Last January I wrote that the purpose of phonetic transcription is to talk about differences in pronunciation. Last December I introduced accent tags, a fascinating genre of self-produced YouTube videos of crowdsourced dialectology and a great source of data about language variation. I put these together when I was teaching a unit on language variation for the second-semester Survey of Linguistics course at Saint John’s University. When I learned about language variation as an undergraduate, it was exciting to see accents as a legitimate object of study, and it was gratifying to see my family’s accents taken seriously.

At the same time, the focus on a single dialect at a time contrasts with the absence of variation from the discussion of English pronunciation, grammar and lexis in other units, and in the rest of the way English is typically taught. This implies that there is a single standard that does not vary, despite evidence from perceptual dialectology (such as Dennis Preston’s work) that language norms are fragmentary, incomplete and contested. I saw the cumulative effects of this devaluation in class discussions, when students openly denigrated features of the New York accents spoken by their neighbors, their families and often the students themselves.

At first I just wanted to illustrate variation in African American accents, but then I realized that the accent tags allowed me to set up the exercises as an explicit contrast between two varieties. I asked my students to search YouTube to find an accent tag that “sounds like you,” and one that sounded different, and to find differences between the two in pronunciation, vocabulary and grammar. I followed up on this exercise with other ones asking students to compare two accent tags from the same place but with different ethnic, economic or gender backgrounds.

My students did a great job at finding videos that sounded like them. Most of them were from the New York area, and were able to find accent tags made by people from New York City, Long Island or northern New Jersey. Some students were African American or Latin American, and were able to find videos that demonstrated the accents, vocabulary and grammar common among those groups.
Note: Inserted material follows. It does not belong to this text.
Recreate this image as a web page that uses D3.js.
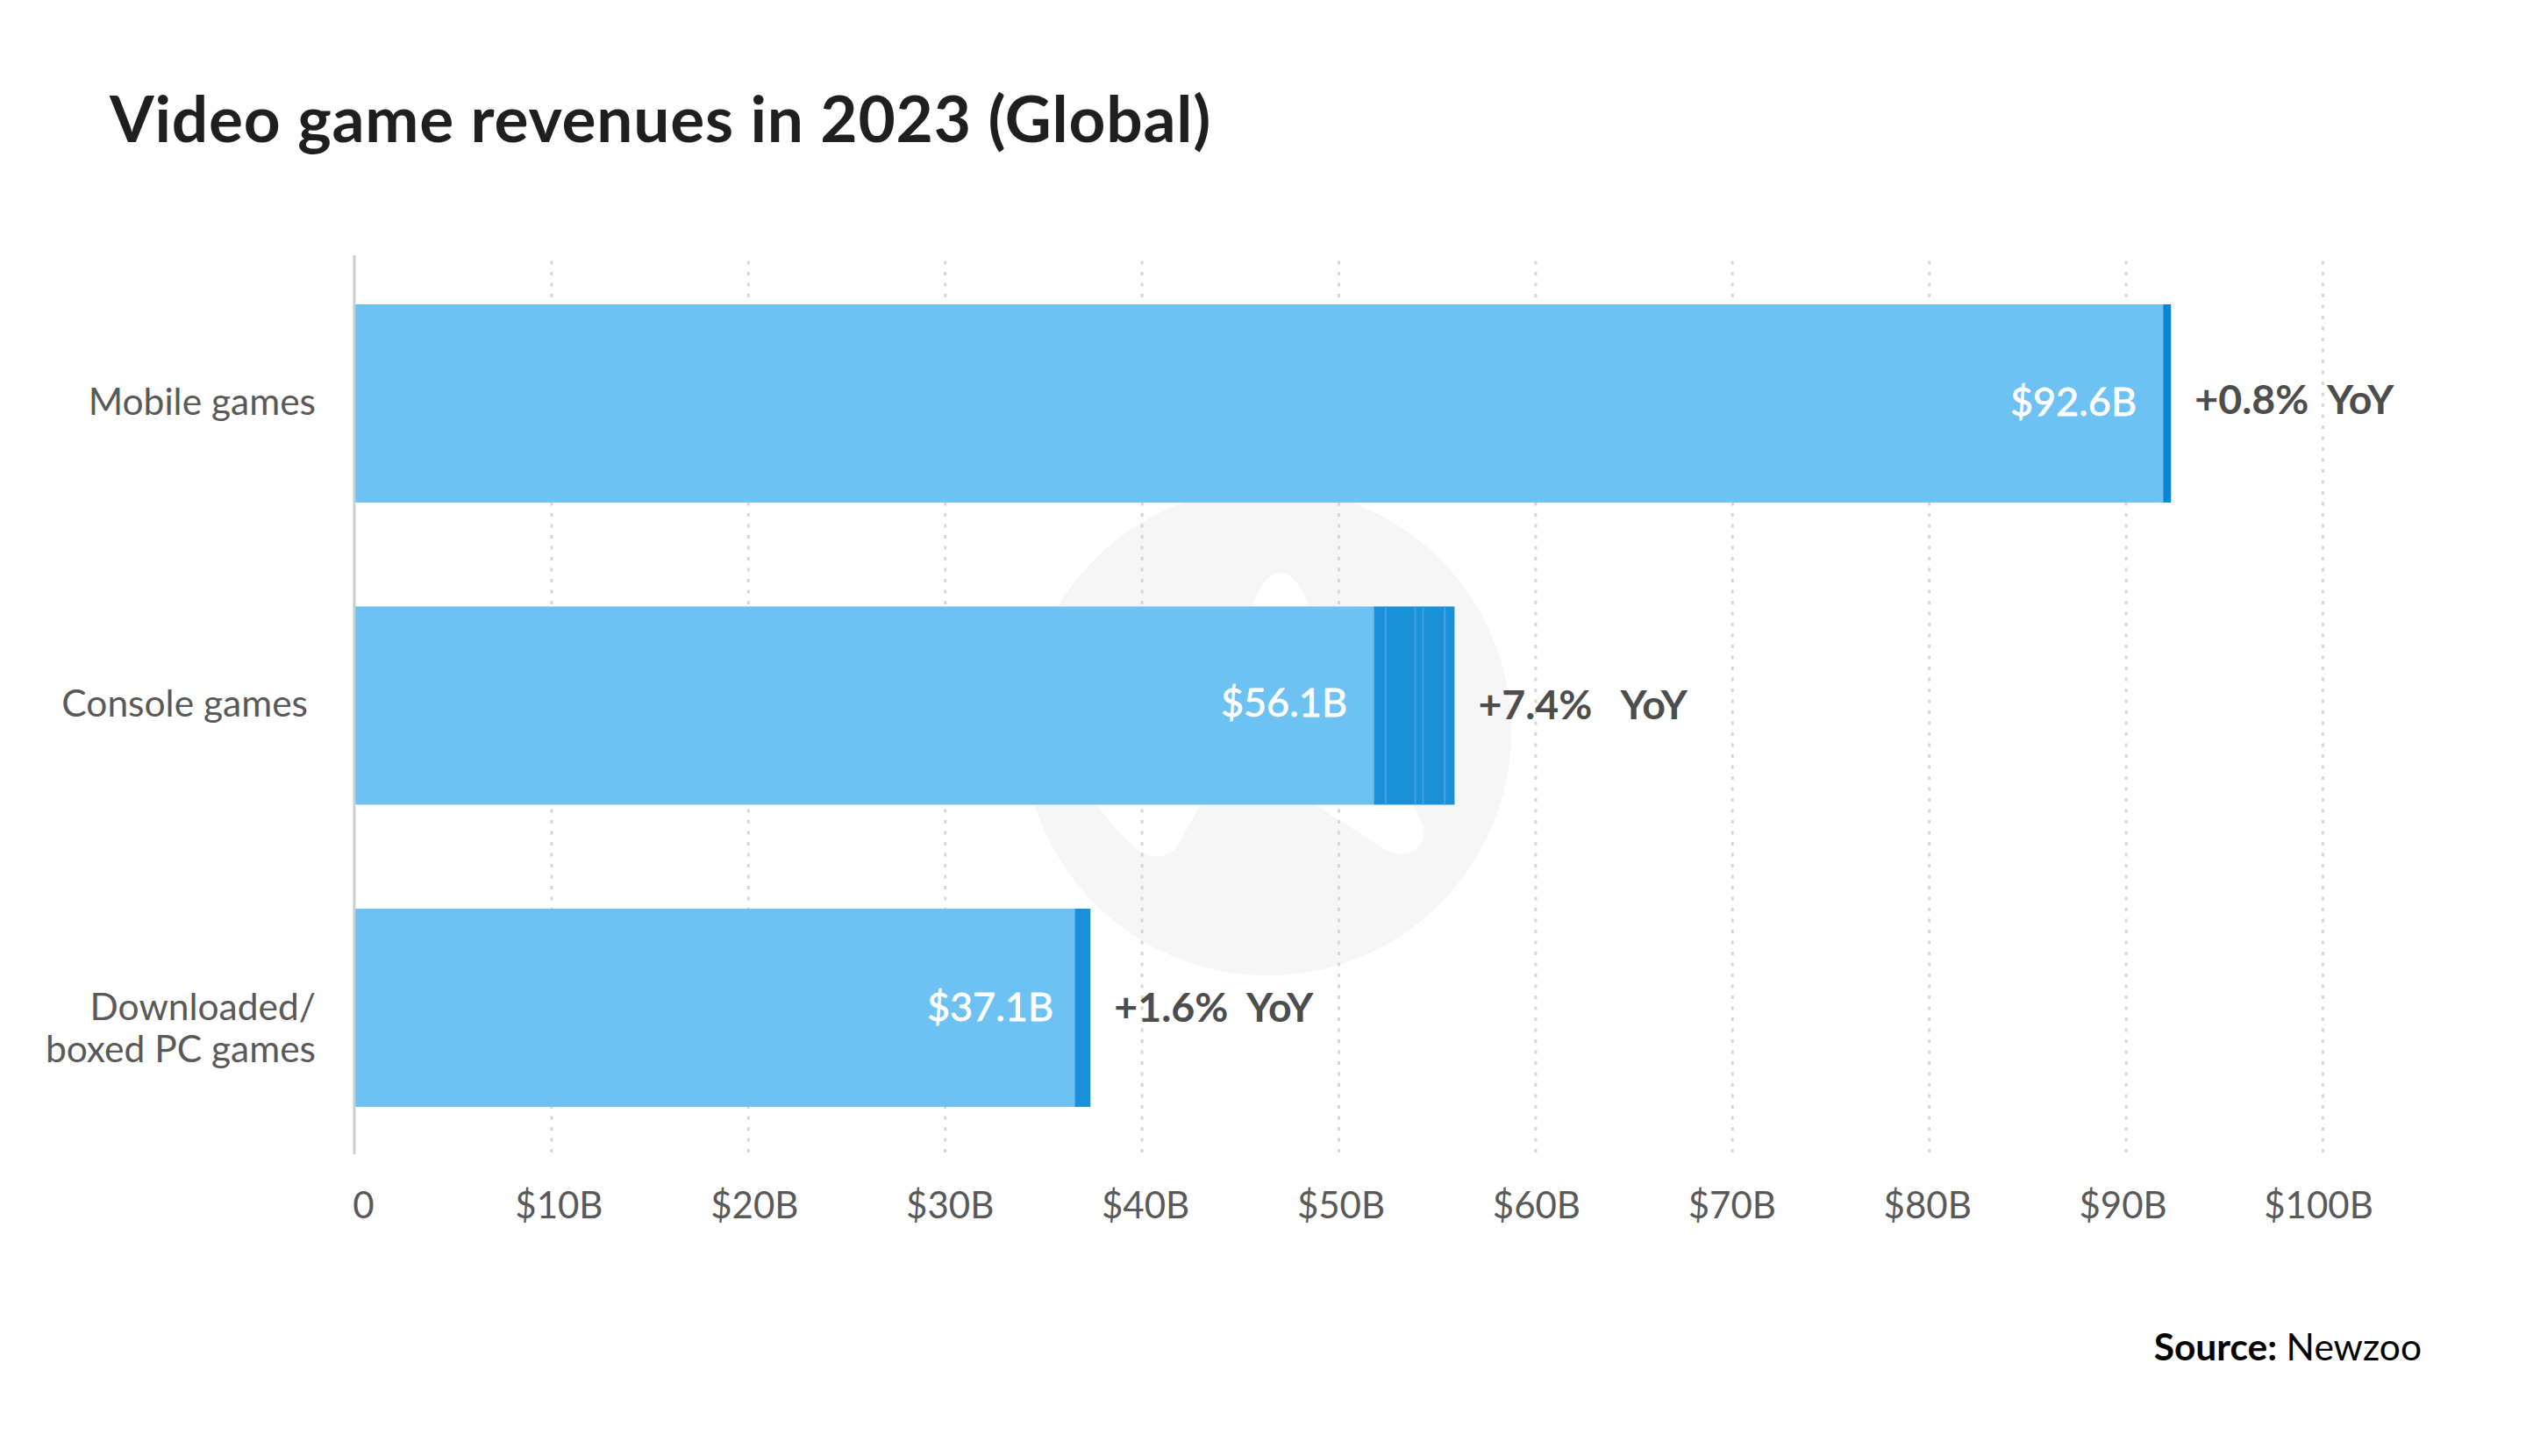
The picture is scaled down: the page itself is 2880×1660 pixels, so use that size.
<!DOCTYPE html>
<html>
<head>
<meta charset="utf-8">
<title>Video game revenues in 2023 (Global)</title>
<script src="https://cdn.jsdelivr.net/npm/d3@7"></script>
<style>
  body { margin: 0; background: #fff; }
  text { font-family: Lato, "Open Sans", sans-serif; white-space: pre; }
</style>
</head>
<body>
<svg id="chart" width="2880" height="1660"></svg>
<script>
var categories = ["Mobile games", "Console games", "Downloaded/\nboxed PC games"];
var prevValues = [91.9, 51.8, 36.6];
var endValues = [92.3, 55.9, 37.4];
var valueLabels = ["$92.6B", "$56.1B", "$37.1B"];
var yoyLabels = ["+0.8%  YoY", "+7.4%   YoY", "+1.6%  YoY"];
var consoleDividers = [52.4, 53.9, 54.3, 55.4];
var tickValues = [0, 10, 20, 30, 40, 50, 60, 70, 80, 90, 100];
var tickLabels = ["0", "$10B", "$20B", "$30B", "$40B", "$50B", "$60B", "$70B", "$80B", "$90B", "$100B"];

var svg = d3.select("#chart");
svg.append("rect").attr("width", 2880).attr("height", 1660).attr("fill", "#fff");

var x = d3.scaleLinear().domain([0, 100]).range([404, 2648]);
// the tick labels in the picture drift a little from the gridlines
var xLabels = d3.scaleLinear().domain([0, 100]).range([414, 2643]);
var y = d3.scaleBand().domain(categories).range([287.7, 1321.2]).paddingInner(0.344).paddingOuter(0.172);

var axisTop = 291, axisBottom = 1316;

// watermark behind the chart
var mark = svg.append("g");
mark.append("circle").attr("cx", 1445).attr("cy", 834).attr("r", 278).attr("fill", "#f6f6f6");
mark.append("path")
  .attr("fill", "#fff")
  .attr("d", "M1424,700 C1436,668 1446,653 1459,653 C1474,653 1484,668 1496,700 L1496,915 L1578,968 C1606,984 1630,965 1622,940 L1610,915 L1370,915 L1345,960 C1335,980 1312,980 1296,968 C1280,955 1264,936 1248,915 Z");

// gridlines
svg.append("g")
  .attr("transform", "translate(0," + (axisBottom - 2) + ")")
  .call(d3.axisBottom(x).tickValues(tickValues.slice(1)).tickSize(-(axisBottom - 2 - axisTop)).tickFormat(""))
  .call(function(g) { g.select(".domain").remove(); })
  .selectAll("line")
  .attr("stroke", "#d6d6d6")
  .attr("stroke-width", 3)
  .attr("stroke-dasharray", "4 8.5");

// bars
var bars = svg.append("g");
categories.forEach(function(cat, i) {
  bars.append("rect")
    .attr("x", x(0)).attr("y", y(cat))
    .attr("width", x(prevValues[i]) - x(0)).attr("height", y.bandwidth())
    .attr("fill", "#6dc2f3");
  bars.append("rect")
    .attr("x", x(prevValues[i])).attr("y", y(cat))
    .attr("width", x(endValues[i]) - x(prevValues[i])).attr("height", y.bandwidth())
    .attr("fill", i == 0 ? "#0a86d6" : "#1a90d9");
});

// thin lighter lines inside the console increment
bars.selectAll(".divider")
  .data(consoleDividers)
  .enter().append("line")
  .attr("class", "divider")
  .attr("x1", function(d) { return x(d); })
  .attr("x2", function(d) { return x(d); })
  .attr("y1", y(categories[1]))
  .attr("y2", y(categories[1]) + y.bandwidth())
  .attr("stroke", "#3ea4e4")
  .attr("stroke-width", 2);

// y axis line
svg.append("line")
  .attr("x1", x(0)).attr("x2", x(0))
  .attr("y1", axisTop).attr("y2", axisBottom)
  .attr("stroke", "#c9cdcd").attr("stroke-width", 3);

// x tick labels
svg.append("g")
  .attr("transform", "translate(0,1389)")
  .call(d3.axisBottom(xLabels).tickValues(tickValues).tickSize(0).tickPadding(0)
    .tickFormat(function(d, i) { return tickLabels[i]; }))
  .call(function(g) { g.select(".domain").remove(); })
  .selectAll("text")
  .attr("dy", 0).attr("y", 0)
  .attr("fill", "#595959").attr("text-anchor", "middle")
  .style("font-size", "42px").style("font-family", "Lato");

// category labels
var labelRight = [360, 351, 360];
var labelBase = [[473], [817], [1163, 1211]];
categories.forEach(function(cat, i) {
  cat.split("\n").forEach(function(line, j) {
    svg.append("text")
      .attr("x", labelRight[i])
      .attr("y", labelBase[i][j])
      .attr("text-anchor", "end")
      .attr("font-size", 42.5)
      .attr("fill", "#595959")
      .text(line);
  });
});

// value labels inside the bars
var valueRight = [2436, 1536, 1201];
var valueBase = [474, 817, 1164];
svg.selectAll(".value")
  .data(valueLabels)
  .enter().append("text")
  .attr("class", "value")
  .attr("x", function(d, i) { return valueRight[i]; })
  .attr("y", function(d, i) { return valueBase[i]; })
  .attr("text-anchor", "end")
  .attr("font-size", 45)
  .attr("fill", "#fff")
  .attr("stroke", "#fff")
  .attr("stroke-width", 0.8)
  .text(function(d) { return d; });

// yoy labels next to the bars
var yoyBase = [472, 820, 1165];
svg.selectAll(".yoy")
  .data(yoyLabels)
  .enter().append("text")
  .attr("class", "yoy")
  .attr("x", function(d, i) { return x(endValues[i]) + 27; })
  .attr("y", function(d, i) { return yoyBase[i]; })
  .attr("font-size", 46.5)
  .attr("font-weight", 700)
  .attr("fill", "#4d4d4d")
  .text(function(d) { return d; });

// title
svg.append("text")
  .attr("x", 125).attr("y", 162)
  .attr("font-size", 73).attr("font-weight", 700).attr("fill", "#1f1f1f")
  .attr("letter-spacing", 0.8)
  .text("Video game revenues in 2023 (Global)");

// source
var source = svg.append("text")
  .attr("x", 2761).attr("y", 1551)
  .attr("text-anchor", "end")
  .attr("font-size", 42.5).attr("fill", "#000");
source.append("tspan").attr("font-weight", 700).text("Source: ");
source.append("tspan").text("Newzoo");
</script>
</body>
</html>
The rest of the New York students did not have any features that we noticed as ethnic markers, and whether the students were Indian, Irish or Circassian, they were satisfied that the Italian or Jewish speakers in the videos sounded pretty much like them.

Some of the students were from other parts of the country, and found accent tags from California or Boston that illustrated features that the students shared. A student from Zimbabwe who is bilingual in English and Shona was not able to find any accent tags from her country, but she found a video made by a white South African and was able to identify features of English pronunciation, vocabulary and grammar that they shared.

As I wrote last year, the phonetic transcription exercises I had done in introductory linguistics and phonology courses were difficult because they implicitly referred to unspecified standard pronunciations, leading to confusion among the students about the “right” transcriptions. In the variation unit, when I framed the exercise as an explicit comparison between something that “sounds like you” and something different, I removed the implied value judgment and replaced it with a neutral investigation of difference.

I found that this exercise was easier for the students than the standard transcription problems, because it gave them two recordings to compare instead of asking them to compare one recording against their imagination of the “correct” or “neutral” pronunciation. I realized that this could be used for the regular phonetics units as well. I’ll talk about my experiences with that in a future post.